Jusqu’au 2 mars 2026, la Fondation Louis Vuitton présente une rétrospective de l’œuvre de Gerhard Richter. Peintre allemand né à Dresde en 1932, il a fui à Düsseldorf en 1961 avant de s’établir à Cologne, où il vit et travaille encore aujourd’hui.

Vue de l’exposition Gerhard Richter à la Fondation Vuitton. Photo DB

Ce qui frappe quand on visite cette impressionnante exposition, c’est la pemanence du propos de Richter, quelle que soit la période, la technique, le sujet. Il y a, chez cet artiste, une constance dans le questionnement du support et de la matière. De la forme et de la couleur. Du regard et de son interprétation. De l’image et de sa transcendence.

Par Dominique BANNWARTH

Vue de l’exposition. Photo DB

Peindre d’après des photographies

Les premières années en ancienne RDA communiste s’affichent dans une dominante de gris et sous la forme de reproductions de photographies grises et floutées.  La réalité captée par Richter durant cette période de formation à l’école est-allemande, à l’académie des beaux-arts de Dresde où il restera jusqu’en 1965, évoque cette part d’histoire d’après-guerre qui a laissé ses stigmates dans la mémoire collective, mais aussi dans celle des familles.

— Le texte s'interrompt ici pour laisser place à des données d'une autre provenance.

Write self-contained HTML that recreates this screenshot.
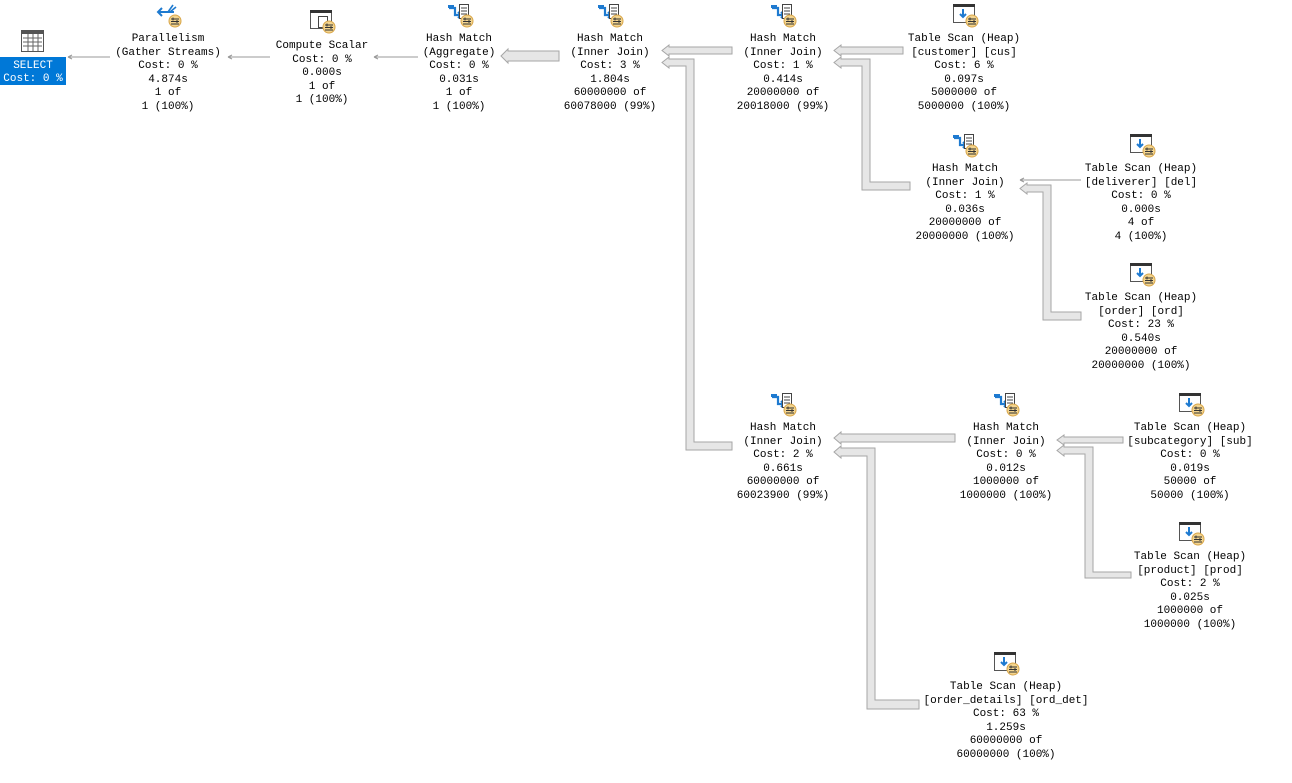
<!DOCTYPE html>
<html><head><meta charset="utf-8"><style>
html,body{margin:0;padding:0;background:#fff;width:1292px;height:783px;overflow:hidden}
svg text{font-family:"Liberation Mono","Courier New",monospace;font-size:11px;fill:#000}
</style></head><body>
<svg width="1292" height="783" viewBox="0 0 1292 783" xmlns="http://www.w3.org/2000/svg">
<defs>
<g id="badge"><circle cx="19" cy="17" r="6" fill="#f3d48e" stroke="#d8a64a"/><path d="M15 15h8M15 17.5h8M15 20h8" stroke="#333" stroke-width="1"/><path d="M17 13.5v3M21 16v3" stroke="#333"/></g>
<g id="scan"><rect x="0.5" y="0.5" width="21" height="18" fill="#fff" stroke="#555"/><rect x="0" y="0" width="22" height="3" fill="#333"/><path d="M10 5v8M7 10l3 3 3-3" stroke="#1e7ad0" stroke-width="2" fill="none"/><use href="#badge"/></g>
<g id="hash"><path d="M1 4h6v7h5" stroke="#1e7ad0" stroke-width="2.2" fill="none"/><path d="M10 8l3 3-3 3" stroke="#1e7ad0" stroke-width="2" fill="none"/><rect x="0" y="1" width="6" height="3" fill="#1e7ad0"/><rect x="11.5" y="0.5" width="9" height="14" fill="#fff" stroke="#444"/><path d="M13 4h6M13 7h6M13 10h6" stroke="#444"/><use href="#badge"/></g>
<g id="par"><path d="M2 8h16" stroke="#1e7ad0" stroke-width="2"/><path d="M6 4l-4 4 4 4" stroke="#1e7ad0" stroke-width="2" fill="none"/><path d="M12 8l5-7M14 8l6-5" stroke="#1e7ad0" stroke-width="1.6"/><use href="#badge"/></g>
<g id="comp"><rect x="0.5" y="0.5" width="21" height="18" fill="#fff" stroke="#555"/><rect x="0" y="0" width="22" height="3" fill="#333"/><rect x="8.5" y="6.5" width="9" height="11" fill="#fff" stroke="#444"/><use href="#badge"/></g>
</defs>

<!-- SELECT -->
<g transform="translate(21,30)"><rect x="0.5" y="0.5" width="22" height="21" fill="#fff" stroke="#555"/><rect x="0" y="0" width="23" height="4" fill="#555"/><path d="M2 8h19M2 12h19M2 16h19M7 4v17M12 4v17M17 4v17" stroke="#666"/></g>
<rect x="0" y="57" width="66" height="28" fill="#0078d7"/>
<text x="33" y="68" text-anchor="middle" style="fill:#fff">SELECT</text>
<text x="33" y="81" text-anchor="middle" style="fill:#fff">Cost: 0 %</text>

<!-- thin arrows -->
<g stroke="#999" fill="none" stroke-width="1">
<path d="M68 57H110M68 57l4-2M68 57l4 2"/>
<path d="M228 57H270M228 57l4-2M228 57l4 2"/>
<path d="M374 57H418M374 57l4-2M374 57l4 2"/>
<path d="M1020 180H1081M1020 180l4-2M1020 180l4 2"/>
</g>

<!-- thick arrows -->
<g fill="#e6e6e6" stroke="#a6a6a6" stroke-width="1">
<polygon points="501,56 508,49 508,51 559,51 559,61 508,61 508,63"/>
<polygon points="662,50.5 669,45 669,47 732,47 732,54 669,54 669,56"/>
<polygon points="662,62.5 669,57 669,59 694,59 694,442 732,442 732,450 686,450 686,66 669,66 669,68"/>
<polygon points="834,50.5 841,45 841,47 903,47 903,54 841,54 841,56"/>
<polygon points="834,62.5 841,57 841,59 870,59 870,182 910,182 910,190 862,190 862,66 841,66 841,68"/>
<polygon points="1020,188.5 1027,183 1027,185 1051,185 1051,312 1081,312 1081,320 1043,320 1043,192 1027,192 1027,194"/>
<polygon points="834,438 841,432 841,434 955,434 955,442 841,442 841,444"/>
<polygon points="834,452 841,446 841,448 875,448 875,700 919,700 919,709 867,709 867,456 841,456 841,458"/>
<polygon points="1057,440 1064,435 1064,437 1123,437 1123,443 1064,443 1064,445"/>
<polygon points="1057,450.5 1064,445 1064,447 1093,447 1093,572 1131,572 1131,578 1085,578 1085,454 1064,454 1064,456"/>
</g>

<!-- icons -->
<use href="#par" transform="translate(156,4)"/>
<use href="#comp" transform="translate(310,10)"/>
<use href="#hash" transform="translate(448,4)"/>
<use href="#hash" transform="translate(598,4)"/>
<use href="#hash" transform="translate(771,4)"/>
<use href="#scan" transform="translate(953,4)"/>
<use href="#hash" transform="translate(953,134)"/>
<use href="#scan" transform="translate(1130,134)"/>
<use href="#scan" transform="translate(1130,263)"/>
<use href="#hash" transform="translate(771,393)"/>
<use href="#hash" transform="translate(994,393)"/>
<use href="#scan" transform="translate(1179,393)"/>
<use href="#scan" transform="translate(1179,522)"/>
<use href="#scan" transform="translate(994,652)"/>

<!-- labels -->
<g text-anchor="middle">
<text x="168" y="41">Parallelism</text><text x="168" y="55">(Gather Streams)</text><text x="168" y="68">Cost: 0 %</text><text x="168" y="82">4.874s</text><text x="168" y="95">1 of</text><text x="168" y="109">1 (100%)</text>

<text x="322" y="48">Compute Scalar</text><text x="322" y="62">Cost: 0 %</text><text x="322" y="75">0.000s</text><text x="322" y="89">1 of</text><text x="322" y="102">1 (100%)</text>

<text x="459" y="41">Hash Match</text><text x="459" y="55">(Aggregate)</text><text x="459" y="68">Cost: 0 %</text><text x="459" y="82">0.031s</text><text x="459" y="95">1 of</text><text x="459" y="109">1 (100%)</text>

<text x="610" y="41">Hash Match</text><text x="610" y="55">(Inner Join)</text><text x="610" y="68">Cost: 3 %</text><text x="610" y="82">1.804s</text><text x="610" y="95">60000000 of</text><text x="610" y="109">60078000 (99%)</text>

<text x="783" y="41">Hash Match</text><text x="783" y="55">(Inner Join)</text><text x="783" y="68">Cost: 1 %</text><text x="783" y="82">0.414s</text><text x="783" y="95">20000000 of</text><text x="783" y="109">20018000 (99%)</text>

<text x="964" y="41">Table Scan (Heap)</text><text x="964" y="55">[customer] [cus]</text><text x="964" y="68">Cost: 6 %</text><text x="964" y="82">0.097s</text><text x="964" y="95">5000000 of</text><text x="964" y="109">5000000 (100%)</text>

<text x="965" y="171">Hash Match</text><text x="965" y="185">(Inner Join)</text><text x="965" y="198">Cost: 1 %</text><text x="965" y="212">0.036s</text><text x="965" y="225">20000000 of</text><text x="965" y="239">20000000 (100%)</text>

<text x="1141" y="171">Table Scan (Heap)</text><text x="1141" y="185">[deliverer] [del]</text><text x="1141" y="198">Cost: 0 %</text><text x="1141" y="212">0.000s</text><text x="1141" y="225">4 of</text><text x="1141" y="239">4 (100%)</text>

<text x="1141" y="300">Table Scan (Heap)</text><text x="1141" y="314">[order] [ord]</text><text x="1141" y="327">Cost: 23 %</text><text x="1141" y="341">0.540s</text><text x="1141" y="354">20000000 of</text><text x="1141" y="368">20000000 (100%)</text>

<text x="783" y="430">Hash Match</text><text x="783" y="444">(Inner Join)</text><text x="783" y="457">Cost: 2 %</text><text x="783" y="471">0.661s</text><text x="783" y="484">60000000 of</text><text x="783" y="498">60023900 (99%)</text>

<text x="1006" y="430">Hash Match</text><text x="1006" y="444">(Inner Join)</text><text x="1006" y="457">Cost: 0 %</text><text x="1006" y="471">0.012s</text><text x="1006" y="484">1000000 of</text><text x="1006" y="498">1000000 (100%)</text>

<text x="1190" y="430">Table Scan (Heap)</text><text x="1190" y="444">[subcategory] [sub]</text><text x="1190" y="457">Cost: 0 %</text><text x="1190" y="471">0.019s</text><text x="1190" y="484">50000 of</text><text x="1190" y="498">50000 (100%)</text>

<text x="1190" y="559">Table Scan (Heap)</text><text x="1190" y="573">[product] [prod]</text><text x="1190" y="586">Cost: 2 %</text><text x="1190" y="600">0.025s</text><text x="1190" y="613">1000000 of</text><text x="1190" y="627">1000000 (100%)</text>

<text x="1006" y="689">Table Scan (Heap)</text><text x="1006" y="703">[order_details] [ord_det]</text><text x="1006" y="716">Cost: 63 %</text><text x="1006" y="730">1.259s</text><text x="1006" y="743">60000000 of</text><text x="1006" y="757">60000000 (100%)</text>
</g>
</svg>
</body></html>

D’ailleurs, les images inspirées par son album familial, conjuguent cette mémoire des êtres et de leur place dans la société allemande sous domination nazie.

Photo DB

L’oncle Rudi en uniforme de la Wehrmacht mort au début de la guerre, le portrait d’Emma ou de sa tante Marianne (qui souffrait de troubles mentaux et qui fut plus tard tuée par les nazis), évoquent ces souvenirs qui affluent à la surface d’une mémoire troublée.

Le « cliché » de la famille au bord de la mer se réfère à l’après-guerre (1964), à cette reconstruction de la société allemande qui va s’ouvrir peu à peu à  une nouvelle forme de vie « normale ». Les touches de peinture y sont plus nettes, comme figées dans une pose idyllique.

Familie am Meer, 1964. Gerhard Richter

D’autres peintures évoquent encore la guerre, notamment le bombardement de Dresde, auquel Richter semble opposer une vision quasi romantique d’un cerf blotti au fond d’un bois.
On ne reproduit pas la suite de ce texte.